Rural Ireland is central to Ireland’s green transition. Wind farms, bioeconomy projects and circular economy initiatives are concentrated outside major cities, giving rural regions a clear role in the low-carbon economy. But without the right skills policy, rural communities may not capture the jobs and value this transition creates.

The green transition is spatial, but skills policy is not

If rural areas are expected to power Ireland’s green transition, they must also be enabled to benefit from it.

Preparing the rural workforce is key. As peat harvesting, fossil-fuel transport and traditional construction decline, workers will need pathways into retrofitting, renewable energy maintenance and sustainable agriculture. Yet Ireland already faces significant skills mismatches: around 31% of workers are under-qualified for their roles, and lower tertiary attainment and weaker lifelong learning participation further limit readiness for green jobs.

The problem is not capacity… the problem is geography

Ireland has a strong national skills system, but it is not sufficiently tailored to regional needs. Training should be locally designed, informed by local data and linked to the green opportunities emerging in each place.

Regional Technological Universities and Education and Training Boards should anchor local green skills ecosystems, connecting employers, training providers and innovation networks where transition pressures are already being felt.

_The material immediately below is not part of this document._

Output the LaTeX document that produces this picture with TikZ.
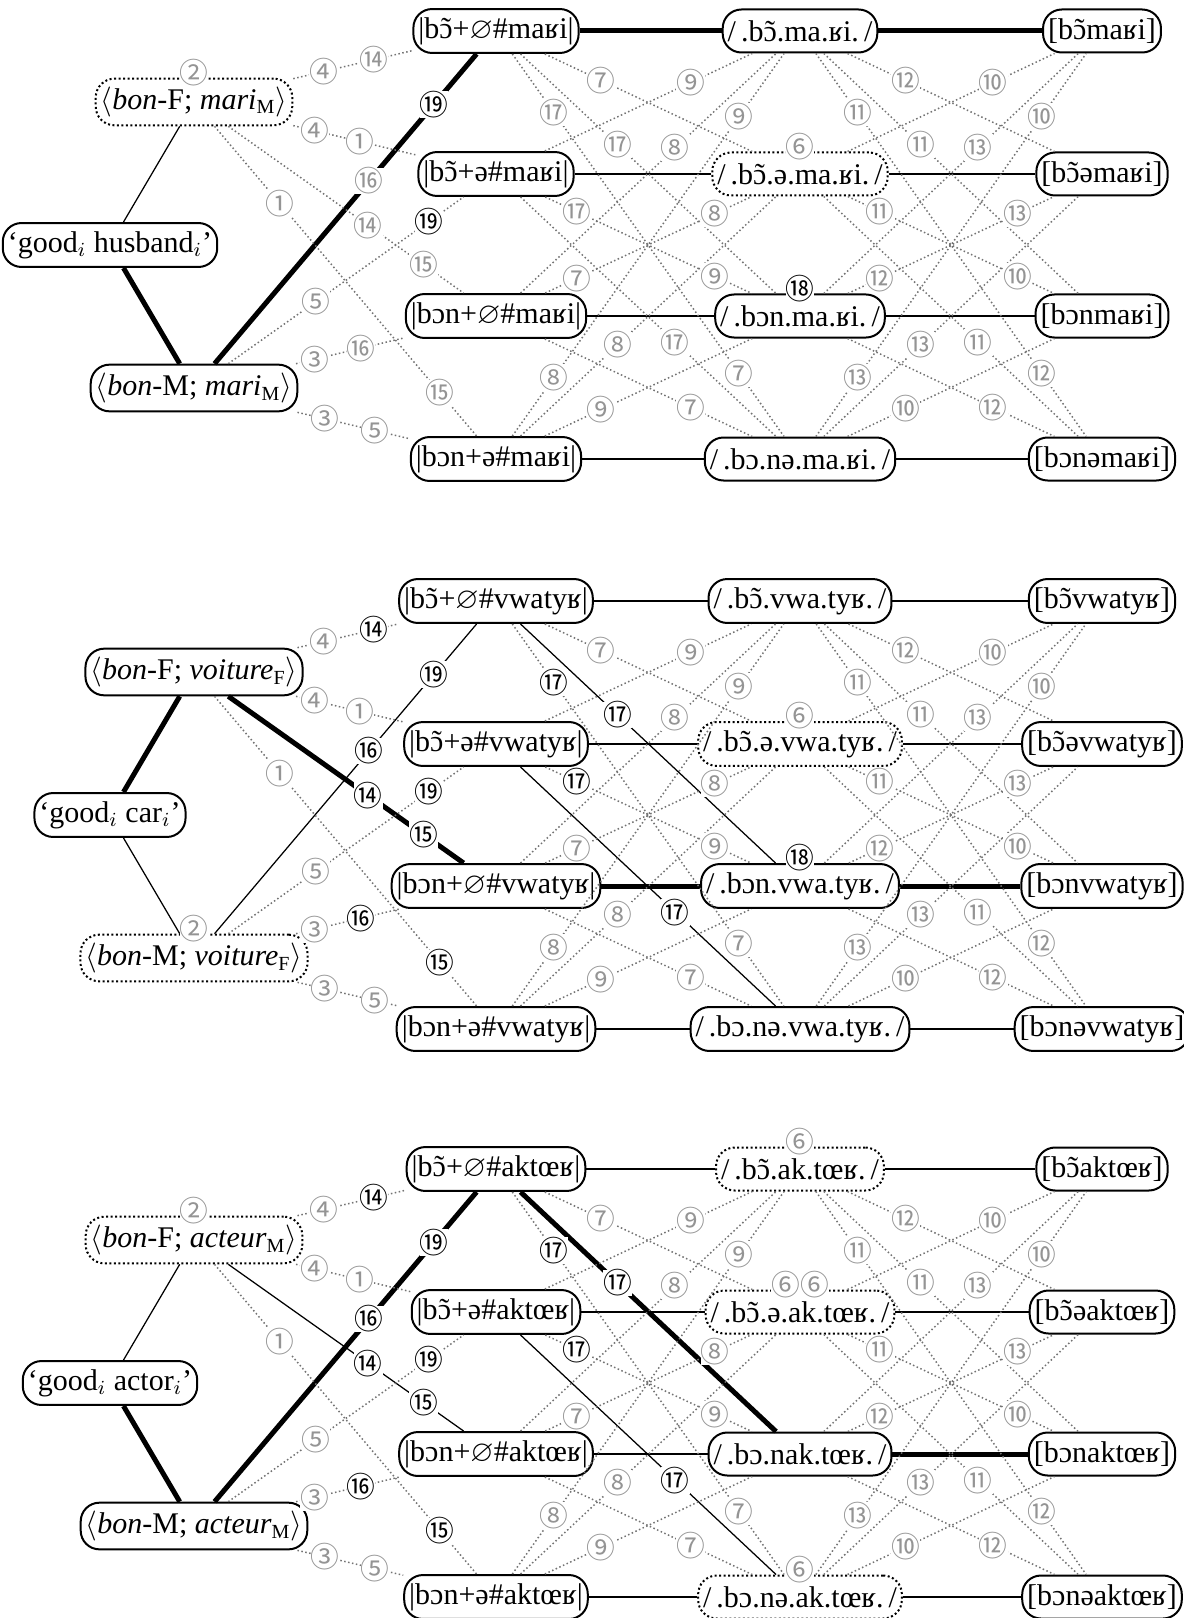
\documentclass[tikz,border=0pt]{standalone}
\usepackage{amssymb}
\usepackage{fontspec}
\setmainfont{Liberation Serif}
\newfontfamily\cjk{Noto Sans CJK JP}
\usetikzlibrary{positioning,calc}

\newcommand\circnum[1]{\char\numexpr"245F+#1\relax}
\newcommand\nasal[1]{\ooalign{#1\cr\hidewidth˜\hidewidth\cr}}

\tikzset{
    form/.style={draw, line width=0.8pt, rounded corners=7.5pt, minimum height=17.2pt,
        inner xsep=2pt, font=\fontsize{12}{14}\selectfont},
    loser/.style={form, dash pattern=on 0.8pt off 1pt},
    link/.style={line width=0.5pt},
    win/.style={line width=2pt},
    cand/.style={draw=black!55, line width=0.6pt, dash pattern=on 0.6pt off 1pt},
    viol/.style={font=\cjk\fontsize{11.5}{12}\selectfont, text=black!42, fill=white, inner sep=0pt},
    fatal/.style={text=black},
    top/.style={yshift=2pt},
}

% surface -> output candidates, same in every panel
\newcommand\surfacelinks[1]{%
    \foreach \i/\j in {1/2,1/3,1/4,2/1,2/3,2/4,3/1,3/2,3/4,4/1,4/2,4/3}
        \draw[cand] (#1-s\i) -- (#1-o\j);
}

% violation marks, placed along the links
\newcommand\violmarks[1]{%
    \foreach \a/\b/\p/\k in {f/u1/.43/4, f/u1/.594/14, f/u2/.40/4, f/u2/.55/1,
            f/u3/.577/14, f/u3/.76/15, f/u4/.284/1, f/u4/.815/15,
            m/u1/.58/16, m/u1/.795/19, m/u2/.404/5, m/u2/.778/19,
            m/u3/.40/3, m/u3/.553/16, m/u4/.434/3, m/u4/.60/5,
            u1/s2/.346/7, u1/s3/.40/17, u1/s4/.19/17, u1/s4/.80/7,
            u2/s1/.64/9, u2/s3/.266/17, u2/s3/.72/9, u2/s4/.59/17,
            u3/s1/.59/8, u3/s2/.265/7, u3/s2/.72/8, u3/s4/.64/7,
            u4/s1/.19/8, u4/s1/.80/9, u4/s2/.40/8, u4/s3/.346/9,
            s1/o2/.35/12, s1/o3/.40/11, s1/o4/.19/11, s1/o4/.80/12,
            s2/o1/.64/10, s2/o3/.266/11, s2/o3/.72/10, s2/o4/.59/11,
            s3/o1/.59/13, s3/o2/.265/12, s3/o2/.72/13, s3/o4/.64/12,
            s4/o1/.19/13, s4/o1/.80/10, s4/o2/.40/13, s4/o3/.35/10}
        \node[viol, v\k/.try] at ($(#1-\a)!\p!(#1-\b)$) {\circnum{\k}};%
}

\begin{document}
\begin{tikzpicture}[x=0.4pt, y=-0.4pt]
    \useasboundingbox (0,0) rectangle (1184,1618);

    %%% bon mari
    \begin{scope}[v18/.style=fatal, v19/.style=fatal]
        \node[form]  (a-mean) at (110,245) {‘good$_i$ husband$_i$’};
        \node[loser] (a-f) at (194,102) {$\langle$\textit{bon}-F; \textit{mari}\textsubscript{M}$\rangle$};
        \node[form]  (a-m) at (194,388) {$\langle$\textit{bon}-M; \textit{mari}\textsubscript{M}$\rangle$};
        \node[form]  (a-u1) at (496,31) {|b\nasal{ɔ}+$\varnothing$\#maʁi|};
        \node[form]  (a-u2) at (496,174) {|b\nasal{ɔ}+ə\#maʁi|};
        \node[form]  (a-u3) at (496,316) {|bɔn+$\varnothing$\#maʁi|};
        \node[form]  (a-u4) at (496,459) {|bɔn+ə\#maʁi|};
        \node[form]  (a-s1) at (800,31) {/\,.b\nasal{ɔ}.ma.ʁi.\,/};
        \node[loser] (a-s2) at (800,174) {/\,.b\nasal{ɔ}.ə.ma.ʁi.\,/};
        \node[form]  (a-s3) at (800,316) {/\,.bɔn.ma.ʁi.\,/};
        \node[form]  (a-s4) at (800,459) {/\,.bɔ.nə.ma.ʁi.\,/};
        \node[form]  (a-o1) at (1102,31) {[b\nasal{ɔ}maʁi]};
        \node[form]  (a-o2) at (1102,174) {[b\nasal{ɔ}əmaʁi]};
        \node[form]  (a-o3) at (1102,316) {[bɔnmaʁi]};
        \node[form]  (a-o4) at (1102,459) {[bɔnəmaʁi]};

        \draw[link] (a-mean) -- (a-f);
        \draw[win] (a-mean) -- (a-m);
        \draw[win] (a-m) -- (a-u1);
        \draw[win] (a-u1) -- (a-s1) -- (a-o1);
        \foreach \i in {2,3,4} \draw[link] (a-u\i) -- (a-s\i) -- (a-o\i);
        \foreach \a/\b in {f/u1,f/u2,f/u3,f/u4,m/u2,m/u3,m/u4} \draw[cand] (a-\a) -- (a-\b);
        \foreach \i/\j in {1/2,1/3,1/4,2/1,2/3,2/4,3/1,3/2,3/4,4/1,4/2,4/3} \draw[cand] (a-u\i) -- (a-s\j);
        \surfacelinks{a}
        \violmarks{a}
        \node[viol, top] at (a-f.north) {\circnum{2}};
        \node[viol, top] at (a-s2.north) {\circnum{6}};
        \node[viol, top, v18] at (a-s3.north) {\circnum{18}};
    \end{scope}

    %%% bonne voiture
    \begin{scope}[shift={(0,570)}, v14/.style=fatal, v15/.style=fatal, v16/.style=fatal,
            v17/.style=fatal, v18/.style=fatal, v19/.style=fatal]
        \node[form]  (b-mean) at (110,245) {‘good$_i$ car$_i$’};
        \node[form]  (b-f) at (194,102) {$\langle$\textit{bon}-F; \textit{voiture}\textsubscript{F}$\rangle$};
        \node[loser] (b-m) at (194,388) {$\langle$\textit{bon}-M; \textit{voiture}\textsubscript{F}$\rangle$};
        \node[form]  (b-u1) at (496,31) {|b\nasal{ɔ}+$\varnothing$\#vwatyʁ|};
        \node[form]  (b-u2) at (496,174) {|b\nasal{ɔ}+ə\#vwatyʁ|};
        \node[form]  (b-u3) at (496,316) {|bɔn+$\varnothing$\#vwatyʁ|};
        \node[form]  (b-u4) at (496,459) {|bɔn+ə\#vwatyʁ|};
        \node[form]  (b-s1) at (800,31) {/\,.b\nasal{ɔ}.vwa.tyʁ.\,/};
        \node[loser] (b-s2) at (800,174) {/\,.b\nasal{ɔ}.ə.vwa.tyʁ.\,/};
        \node[form]  (b-s3) at (800,316) {/\,.bɔn.vwa.tyʁ.\,/};
        \node[form]  (b-s4) at (800,459) {/\,.bɔ.nə.vwa.tyʁ.\,/};
        \node[form]  (b-o1) at (1102,31) {[b\nasal{ɔ}vwatyʁ]};
        \node[form]  (b-o2) at (1102,174) {[b\nasal{ɔ}əvwatyʁ]};
        \node[form]  (b-o3) at (1102,316) {[bɔnvwatyʁ]};
        \node[form]  (b-o4) at (1102,459) {[bɔnəvwatyʁ]};

        \draw[win] (b-mean) -- (b-f);
        \draw[link] (b-mean) -- (b-m);
        \draw[win] (b-f) -- (b-u3);
        \draw[link] (b-m) -- (b-u1);
        \draw[win] (b-u3) -- (b-s3) -- (b-o3);
        \foreach \i in {1,2,4} \draw[link] (b-u\i) -- (b-s\i) -- (b-o\i);
        \draw[link] (b-u1) -- (b-s3);
        \draw[link] (b-u2) -- (b-s4);
        \foreach \a/\b in {f/u1,f/u2,f/u4,m/u2,m/u3,m/u4} \draw[cand] (b-\a) -- (b-\b);
        \foreach \i/\j in {1/2,1/4,2/1,2/3,3/1,3/2,3/4,4/1,4/2,4/3} \draw[cand] (b-u\i) -- (b-s\j);
        \surfacelinks{b}
        \violmarks{b}
        \node[viol, top] at (b-m.north) {\circnum{2}};
        \node[viol, top] at (b-s2.north) {\circnum{6}};
        \node[viol, top, v18] at (b-s3.north) {\circnum{18}};
    \end{scope}

    %%% bon acteur
    \begin{scope}[shift={(0,1138)}, v14/.style=fatal, v15/.style=fatal, v16/.style=fatal,
            v17/.style=fatal, v19/.style=fatal]
        \node[form]  (c-mean) at (110,245) {‘good$_i$ actor$_i$’};
        \node[loser] (c-f) at (194,102) {$\langle$\textit{bon}-F; \textit{acteur}\textsubscript{M}$\rangle$};
        \node[form]  (c-m) at (194,388) {$\langle$\textit{bon}-M; \textit{acteur}\textsubscript{M}$\rangle$};
        \node[form]  (c-u1) at (496,31) {|b\nasal{ɔ}+$\varnothing$\#aktœʁ|};
        \node[form]  (c-u2) at (496,174) {|b\nasal{ɔ}+ə\#aktœʁ|};
        \node[form]  (c-u3) at (496,316) {|bɔn+$\varnothing$\#aktœʁ|};
        \node[form]  (c-u4) at (496,459) {|bɔn+ə\#aktœʁ|};
        \node[loser] (c-s1) at (800,31) {/\,.b\nasal{ɔ}.ak.tœʁ.\,/};
        \node[loser] (c-s2) at (800,174) {/\,.b\nasal{ɔ}.ə.ak.tœʁ.\,/};
        \node[form]  (c-s3) at (800,316) {/\,.bɔ.nak.tœʁ.\,/};
        \node[loser] (c-s4) at (800,459) {/\,.bɔ.nə.ak.tœʁ.\,/};
        \node[form]  (c-o1) at (1102,31) {[b\nasal{ɔ}aktœʁ]};
        \node[form]  (c-o2) at (1102,174) {[b\nasal{ɔ}əaktœʁ]};
        \node[form]  (c-o3) at (1102,316) {[bɔnaktœʁ]};
        \node[form]  (c-o4) at (1102,459) {[bɔnəaktœʁ]};

        \draw[link] (c-mean) -- (c-f);
        \draw[win] (c-mean) -- (c-m);
        \draw[link] (c-f) -- (c-u3);
        \draw[win] (c-m) -- (c-u1);
        \draw[win] (c-u1) -- (c-s3);
        \draw[link] (c-u2) -- (c-s4);
        \draw[link] (c-u3) -- (c-s3);
        \draw[win] (c-s3) -- (c-o3);
        \foreach \i in {1,2,4} \draw[link] (c-u\i) -- (c-s\i) -- (c-o\i);
        \foreach \a/\b in {f/u1,f/u2,f/u4,m/u2,m/u3,m/u4} \draw[cand] (c-\a) -- (c-\b);
        \foreach \i/\j in {1/2,1/4,2/1,2/3,3/1,3/2,3/4,4/1,4/2,4/3} \draw[cand] (c-u\i) -- (c-s\j);
        \surfacelinks{c}
        \violmarks{c}
        \node[viol, top] at (c-f.north) {\circnum{2}};
        \node[viol, top] at (c-s1.north) {\circnum{6}};
        \node[viol, top] at (c-s2.north) {\circnum{6}\circnum{6}};
        \node[viol, top] at (c-s4.north) {\circnum{6}};
    \end{scope}
\end{tikzpicture}
\end{document}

If rural areas are expected to power Ireland’s green transition, they must also be enabled to benefit from it.

Training must reflect rural realities

Local training must reflect commuting patterns, seasonality and access barriers. That means bringing training closer to people, rather than expecting people to travel to it.

This could include modular learning during off-peak agricultural periods, mobile training facilities, digital hubs and faster routes for migrants and existing workers into green sectors.

Ireland cannot expect rural workers to adapt to the green transition if training systems remain designed solely through an urban lens and constrained by rigid delivery models. If rural areas are expected to power the transition, they must also be enabled to benefit from it.